Глобальный рынок труда менял и облик низов. Массовая иммиграция из бедных стран превращает низкооплачиваемые профессии в удел этнических меньшинств и «инородцев». Миллионы людей, находящиеся на низшей ступеньке социальной иерархии, оказываются не только лишены гражданских прав, но зачастую и просто являются нелегалами. Уже с XIX века этот подход к трудовым отношениям был успешно опробован в США. Результатом стала хорошо известная слабость профсоюзного движения. Конкуренция между общинами подорвала классовую солидарность. В последнее десятилетие XX века та же модель была применена в Европе.

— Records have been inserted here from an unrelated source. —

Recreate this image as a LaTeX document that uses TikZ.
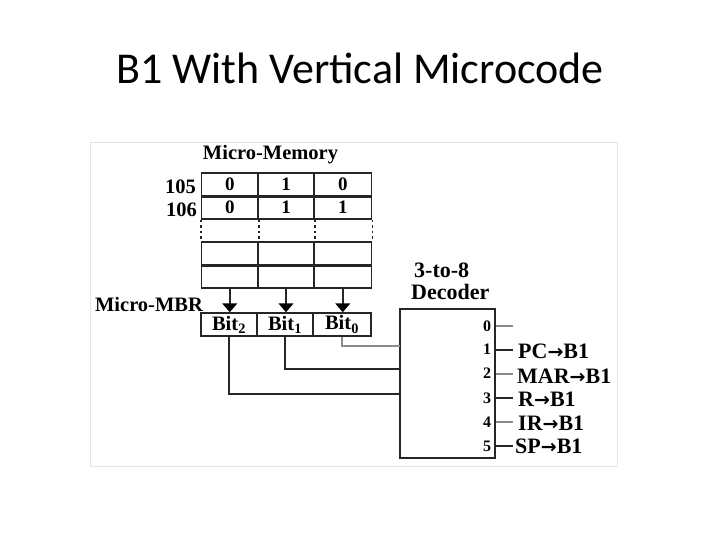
\documentclass[tikz,border=0pt]{standalone}
\usepackage{fontspec}
\setmainfont{Liberation Serif}
\newfontfamily\titlefont{Carlito}
\newfontfamily\arrowfont{DejaVu Sans}
\newcommand{\busarrow}{{\arrowfont\bfseries\fontsize{19}{19}\selectfont →}}
\usetikzlibrary{arrows.meta}
\tikzset{
    cellbox/.style={draw=black!85, line width=1.5pt, minimum height=23pt, inner sep=0pt, font=\bfseries\fontsize{19}{19}\selectfont},
    bitbox/.style={cellbox, font=\bfseries\fontsize{20.5}{20}\selectfont},
    label/.style={inner sep=0pt, font=\bfseries\fontsize{20.5}{21}\selectfont},
    outlabel/.style={anchor=west, inner sep=0pt, font=\bfseries\fontsize{22}{22}\selectfont},
    wire/.style={draw=black!85, line width=1.5pt},
    softwire/.style={draw=black!45, line width=2.4pt},
    tipwire/.style={wire, -{Triangle[width=15pt,length=9pt,color=black]}}
}
\begin{document}
\begin{tikzpicture}[x=1pt, y=-1pt]
    \useasboundingbox (0, 0) rectangle (720, 540);

    % Title
    \node[font=\titlefont\fontsize{44}{44}\selectfont, inner sep=0pt] (title) at (360, 68) {B1 With Vertical Microcode};

    % Pale panel behind the figure
    \node[draw=black!10, line width=1pt, minimum width=527pt, minimum height=323pt, inner sep=0pt] (panel) at (353.5, 304.5) {};

    % Micro-Memory rows
    \foreach \rowname/\rowy/\vala/\valb/\valc in {ma/184.5/0/1/0, mb/207.5/0/1/1, mc/253.5///, md/276.5///} {
        \node[cellbox, minimum width=56.5pt] (\rowname1) at (229.75, \rowy) {\vala};
        \node[cellbox, minimum width=56pt] (\rowname2) at (286, \rowy) {\valb};
        \node[cellbox, minimum width=57.5pt] (\rowname3) at (342.75, \rowy) {\valc};
    }

    % Heavier lines between the rows
    \draw[wire, line width=2.6pt] (ma1.south west) -- (ma3.south east);
    \draw[wire, line width=2.6pt] (mc1.south west) -- (mc3.south east);

    % Dotted gap in the memory
    \draw[wire, dash pattern=on 2.5pt off 3pt] (mb1.south west) -- (mc1.north west);
    \draw[wire, dash pattern=on 2.5pt off 3pt] (mb1.south east) -- (mc1.north east);
    \draw[wire, dash pattern=on 2.5pt off 3pt] (mb2.south east) -- (mc2.north east);
    \draw[wire, dash pattern=on 2.5pt off 3pt] (mb3.south east) -- (mc3.north east);

    % Memory labels
    \node[label] (memtitle) at (270.5, 154.5) {Micro-Memory};
    \node[label, anchor=east] (addr105) at (196, 187) {105};
    \node[label, anchor=east] (addr106) at (197, 210) {106};
    \node[label] (mbrtitle) at (149, 304) {Micro-MBR};

    % Micro-MBR
    \node[bitbox, minimum width=56pt] (bit2) at (229, 324.5) {Bit$_{\mathbf{2}}$};
    \node[bitbox, minimum width=56pt] (bit1) at (285, 324.5) {Bit$_{\mathbf{1}}$};
    \node[bitbox, minimum width=58pt] (bit0) at (342, 324.5) {Bit$_{\mathbf{0}}$};

    % Arrows into the Micro-MBR
    \draw[tipwire] (md1.south) -- (md1.south |- bit2.north);
    \draw[tipwire] (md2.south) -- (md2.south |- bit1.north);
    \draw[tipwire] (md3.south) -- (md3.south |- bit0.north);

    % Decoder
    \node[draw=black!85, line width=2pt, minimum width=95pt, minimum height=149pt, inner sep=0pt] (dec) at (447.5, 383.5) {};
    \node[label, anchor=west, font=\bfseries\fontsize{22}{23}\selectfont] (dectop) at (414, 270) {3-to-8};
    \node[label, anchor=west, font=\bfseries\fontsize{22}{23}\selectfont] (decbot) at (411, 292) {Decoder};

    % Decoder inputs
    \coordinate (in0) at (400, 346);
    \coordinate (in1) at (400, 369);
    \coordinate (in2) at (400, 394);
    \draw[softwire] (bit0.south) |- (in0);
    \draw[wire, line width=2.4pt] (bit1.south) |- (in1);
    \draw[wire] (bit2.south) |- (in2);

    % Decoder outputs
    \foreach \outnum/\outy/\numy/\wirestyle in {0/326/326/softwire, 1/350/349/wire, 2/374/373/softwire, 3/398/398/wire, 4/422/422/softwire, 5/446/446/wire} {
        \node[label, font=\bfseries\fontsize{16}{16}\selectfont] (num\outnum) at (487, \numy) {\outnum};
        \coordinate (out\outnum) at (513, \outy);
        \draw[\wirestyle] (dec.east |- out\outnum) -- (out\outnum);
    }
    \node[outlabel] (pcb) at (518, 351) {PC\busarrow B1};
    \node[outlabel] (marb) at (517, 376) {MAR\busarrow B1};
    \node[outlabel] (rb) at (518, 399) {R\busarrow B1};
    \node[outlabel] (irb) at (518, 423) {IR\busarrow B1};
    \node[outlabel] (spb) at (515, 446) {SP\busarrow B1};
\end{tikzpicture}
\end{document}
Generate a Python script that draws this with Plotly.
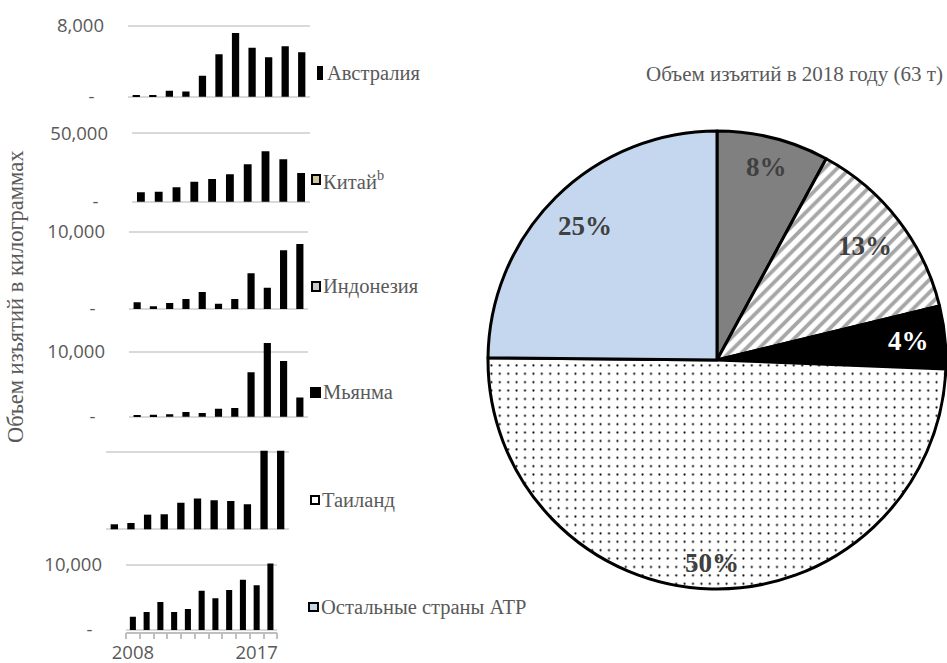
import math
import plotly.graph_objects as go

W, H = 947, 663

# ---------------- data ----------------
years_all = [2008, 2009, 2010, 2011, 2012, 2013, 2014, 2015, 2016, 2017, 2018]
years_china = [2008, 2009, 2010, 2011, 2012, 2013, 2014, 2015, 2016, 2017]

australia = [150, 200, 680, 600, 2370, 4780, 7180, 5520, 4440, 5680, 5000]
china = [6870, 7300, 10500, 14600, 16600, 20000, 27300, 36800, 31000, 21000]
indonesia = [870, 350, 780, 1290, 2200, 690, 1290, 4620, 2760, 7590, 8410]
myanmar = [150, 300, 360, 720, 570, 1230, 1330, 6820, 11340, 8570, 2970]
thailand = [650, 820, 1900, 1950, 3460, 4000, 3770, 3680, 3250, 17000, 31500]
others = [2050, 2770, 4310, 2770, 3230, 6050, 4870, 6150, 7740, 6870, 15800]

x_tick_vals = [2008, 2017]
x_tick_text = ["2008", "2017"]

legend_names = ["Австралия", "Китай<sup>b</sup>", "Индонезия", "Мьянма",
                "Таиланд", "Остальные страны АТР"]

pie_labels = ["Австралия", "Индонезия", "Мьянма", "Таиланд", "Остальные страны АТР"]
pie_values = [5.0, 8.4, 2.8, 31.3, 15.7]   # тонн, 2018
pie_title = "Объем изъятий в 2018 году (63 т)"
y_title = "Объем изъятий в килограммах"

# ---------------- styling ----------------
GRAY_TXT = "#595959"
GRID = "#D9D9D9"
TICK_FONT = dict(family="Open Sans", size=18.5, color=GRAY_TXT)
SERIF = "Liberation Serif"

# panel geometry in pixels: x0,x1 ; y of top gridline, y of baseline ; ymax
panels = [
    dict(x=years_all, y=australia, px=(128, 310), py=(25.7, 96.7), ymax=8000,
         tick=8000, ttext="8,000", labels=True, xr=(2007.5, 2018.5)),
    dict(x=years_china, y=china, px=(132, 310), py=(133.3, 201.7), ymax=50000,
         tick=50000, ttext="50,000", labels=True, xr=(2007.5, 2017.5)),
    dict(x=years_all, y=indonesia, px=(129, 308), py=(231.7, 309), ymax=10000,
         tick=10000, ttext="10,000", labels=True, xr=(2007.5, 2018.5)),
    dict(x=years_all, y=myanmar, px=(129, 308), py=(338.7, 416.7), ymax=12000,
         tick=10000, ttext="10,000", labels=True, xr=(2007.5, 2018.5)),
    dict(x=years_all, y=thailand, px=(106, 289), py=(452.3, 529.3), ymax=10000,
         tick=10000, ttext="10,000", labels=False, xr=(2007.5, 2018.5)),
    dict(x=years_all, y=others, px=(126, 277.3), py=(565, 630), ymax=10000,
         tick=10000, ttext="10,000", labels=True, xr=(2007.5, 2018.5)),
]

fig = go.Figure()
layout = dict(
    width=W, height=H, margin=dict(l=0, r=0, t=0, b=0, autoexpand=False),
    paper_bgcolor="white", plot_bgcolor="rgba(0,0,0,0)",
    showlegend=False, bargap=0.56,
)

PADPX = 1.6  # small range padding (px) so that edge gridlines are drawn
for i, p in enumerate(panels, start=1):
    xa = "x" if i == 1 else f"x{i}"
    ya = "y" if i == 1 else f"y{i}"
    fig.add_trace(go.Bar(x=p["x"], y=p["y"], marker=dict(color="black", line=dict(width=0)),
                         xaxis=xa, yaxis=ya, hoverinfo="x+y"))
    xkey = "xaxis" if i == 1 else f"xaxis{i}"
    ykey = "yaxis" if i == 1 else f"yaxis{i}"
    top, base = p["py"]
    span = base - top
    pad = PADPX / span
    ydom = [1 - (base + PADPX) / H, 1 - (top - PADPX) / H]
    yr = [-p["ymax"] * pad, p["ymax"] * (1 + pad)]
    xdom = [p["px"][0] / W, p["px"][1] / W]
    xaxis = dict(domain=xdom, range=list(p["xr"]), anchor=ya, showgrid=False,
                 zeroline=False, showticklabels=False, showline=False, ticks="",
                 fixedrange=True, automargin=False)
    if i == len(panels):
        xaxis.update(showticklabels=True, tickvals=x_tick_vals, ticktext=x_tick_text,
                     tickfont=TICK_FONT, showline=True, linecolor="#BFBFBF", linewidth=1.5,
                     ticklabelstandoff=3,
                     minor=dict(ticks="outside", ticklen=6, tickcolor="#BFBFBF",
                                tickwidth=1.5, tick0=2007.5, dtick=1, showgrid=False))
    layout[xkey] = xaxis
    layout[ykey] = dict(domain=ydom, range=yr, anchor=xa,
                        tickvals=[0, p["tick"]],
                        ticktext=["-\u00a0\u00a0", p["ttext"]],
                        showticklabels=p["labels"], tickfont=TICK_FONT,
                        showgrid=True, gridcolor=GRID, gridwidth=1.5,
                        zeroline=False, showline=False, ticks="",
                        ticklabelstandoff=23, fixedrange=True, automargin=False)

# ---------------- pie ----------------
pie_px_x = (488, 946)
pie_px_y = (131, 589)
pie_colors = ["#808080", "white", "black", "white", "#C5D7EF"]
fig.add_trace(go.Pie(
    labels=pie_labels, values=pie_values, sort=False, direction="clockwise",
    rotation=0, textinfo="none", hoverinfo="label+percent",
    domain=dict(x=[pie_px_x[0] / W, pie_px_x[1] / W],
                y=[1 - pie_px_y[1] / H, 1 - pie_px_y[0] / H]),
    marker=dict(colors=pie_colors, line=dict(color="black", width=3),
                pattern=dict(shape=["", "/", "", ".", ""],
                             fgcolor=["#808080", "#A6A6A6", "black", "black", "#C5D7EF"],
                             bgcolor=pie_colors,
                             size=[8, 9, 8, 8.4, 8],
                             solidity=[0.2, 0.42, 0.2, 0.05, 0.2])),
    showlegend=False,
))

annotations = []
shapes = []

# pie percentage labels (inside end)
cx = (pie_px_x[0] + pie_px_x[1]) / 2
cy = (pie_px_y[0] + pie_px_y[1]) / 2
R = (pie_px_x[1] - pie_px_x[0]) / 2
total = sum(pie_values)
fs = 27
cum = 0.0
label_colors = ["#404040", "#404040", "white", "#404040", "#404040"]
for v, col in zip(pie_values, label_colors):
    frac = (cum + v / 2) / total
    cum += v
    th = 2 * math.pi * frac
    ux, uy = math.sin(th), math.cos(th)
    txt = f"{round(100 * v / total)}%"
    hw = (0.5 * (len(txt) - 1) + 1.0) * fs / 2
    hh = 0.37 * fs
    ext = abs(ux) * hw + abs(uy) * hh
    r = R - ext - 15
    px_, py_ = cx + r * ux, cy - r * uy
    annotations.append(dict(x=px_ / W, y=1 - py_ / H, xref="paper", yref="paper",
                            text=f"<b>{txt}</b>", showarrow=False,
                            xanchor="center", yanchor="middle",
                            font=dict(family=SERIF, size=fs, color=col)))

# pie title
annotations.append(dict(x=945 / W, y=1 - 74 / H, xref="paper", yref="paper",
                        text=pie_title, showarrow=False, xanchor="right", yanchor="middle",
                        font=dict(family=SERIF, size=21, color=GRAY_TXT)))

# y-axis title
annotations.append(dict(x=15 / W, y=1 - 297 / H, xref="paper", yref="paper",
                        text=y_title, showarrow=False, textangle=-90,
                        xanchor="center", yanchor="middle",
                        font=dict(family=SERIF, size=22.5, color=GRAY_TXT)))

# per-panel legend entries
legend_pos = [  # marker x0,x1,y0,y1, text x, text y
    (318, 322, 67, 79, 325, 73),
    (312, 320, 175, 184, 321, 180),
    (312, 320, 282, 291, 321, 286),
    (311, 320, 388, 397, 321, 392),
    (311, 319, 496, 504, 320, 500),
    (309, 318, 603, 611, 319, 607),
]
legend_fill = ["black", "#CFC6A0", "#C8C8C8", "black", "white", "#C5D7EF"]
for name, (x0, x1, y0, y1, tx, ty), fill in zip(legend_names, legend_pos, legend_fill):
    shapes.append(dict(type="rect", xref="paper", yref="paper",
                       x0=x0 / W, x1=x1 / W, y0=1 - y1 / H, y1=1 - y0 / H,
                       fillcolor=fill, line=dict(color="black", width=2)))
    annotations.append(dict(x=tx / W, y=1 - ty / H, xref="paper", yref="paper",
                            text=name, showarrow=False, xanchor="left", yanchor="middle",
                            font=dict(family=SERIF, size=20.5, color=GRAY_TXT)))

layout["annotations"] = annotations
layout["shapes"] = shapes
fig.update_layout(**layout)
fig.write_html("out.html", config={"displayModeBar": False},
               post_script="document.body.style.margin='0';document.body.style.overflow='hidden';")
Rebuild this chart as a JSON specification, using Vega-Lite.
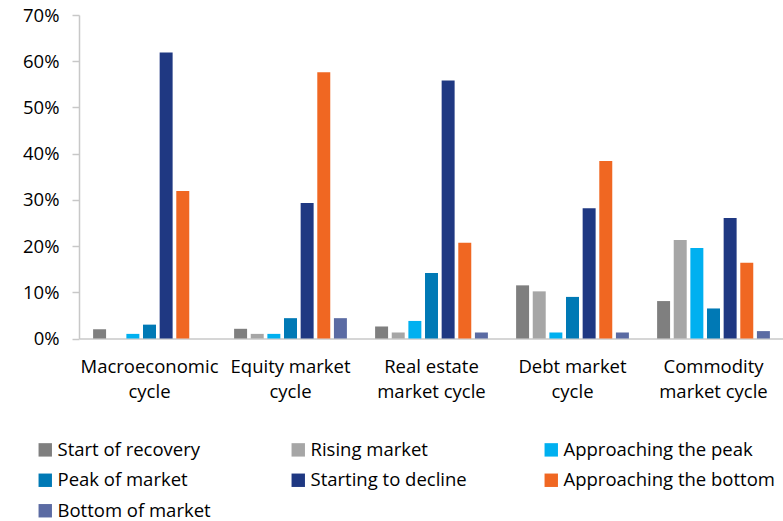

Социальные противоречия превращаются в вопрос межэтнических отношений и оказываются неразрешимы как таковые. Как, впрочем, и проблемы этнические, ибо разрешить их можно лишь путем социального преобразования, которое даже не обсуждается.
«Две нации!» – говорил радикальный журналист Дизраэли, описывая социальные контрасты викторианской Англии. Но тогдашние «две нации» говорили на одном языке, принадлежали к одной расе и религии. В эпоху глобализации слова Дизраэли приобретают новый конкретный смысл. Формируется этническое разделение труда. Социальные низы этнически и культурно оказываются как бы «вне общества». Соответственно их несчастья, даже если на них кто-то обращает внимание, воспринимаются уже не как проявление социального конфликта, а как результат расовой или культурной дискриминации. Вместо того чтобы бороться за права низкооплачиваемых работников, сердобольные либералы добиваются законов о правах религиозных меньшинств, гуманного обращения с беженцами и права для мусульманских девочек носить чадру на школьных занятиях. Солидарность заменяется благотворительностью и религиозной терпимостью.
Общество распадается на массу маргиналов, организованный, но относительно малочисленный рабочий класс, все более разрастающийся средний класс.
Эта социальная структура кажется абсолютно безопасной. Рабочий класс перестает быть «опасным классом» просто потому, что в жизненных центрах системы его становится мало. Рабочие уже не могут захватить власть в Берлине или Париже, ибо не составляют там большинства. Маргиналы могут взбунтоваться, но бунт– не революция. Его может разогнать полиция.
А поскольку маргиналы зачастую еще и инородцы, мигранты и нелегалы, их легко можно самих сделать козлами отпущения, обвинить во всех бедах общества, натравить на них крайне правых. Неофашистские партии вновь становятся востребованы, получают финансирование и доступ к средствам массовой информации. Однако в отличие от 20-х и 30-х годов XX века правящая элита вовсе не собирается допускать крайне правых к власти. Такая опасность возникает лишь тогда, когда традиционные господствующие классы смертельно напуганы и не видят иного способа остановить революцию. На сей раз страх перед революцией преодолен. Однако ультранационалистические организации приобретают новую роль – теперь уже в качестве элемента социального контроля. Терроризируя инородцев, они поддерживают сложившийся этно-социальный порядок, не давая культурному конфликту перерасти в классовый. Пусть левые и политкорректная интеллигенция мобилизуются для противостояния националистам. До тех пор, пока подобное противостояние носит сугубо «культурный» характер, оно не опасно для системы.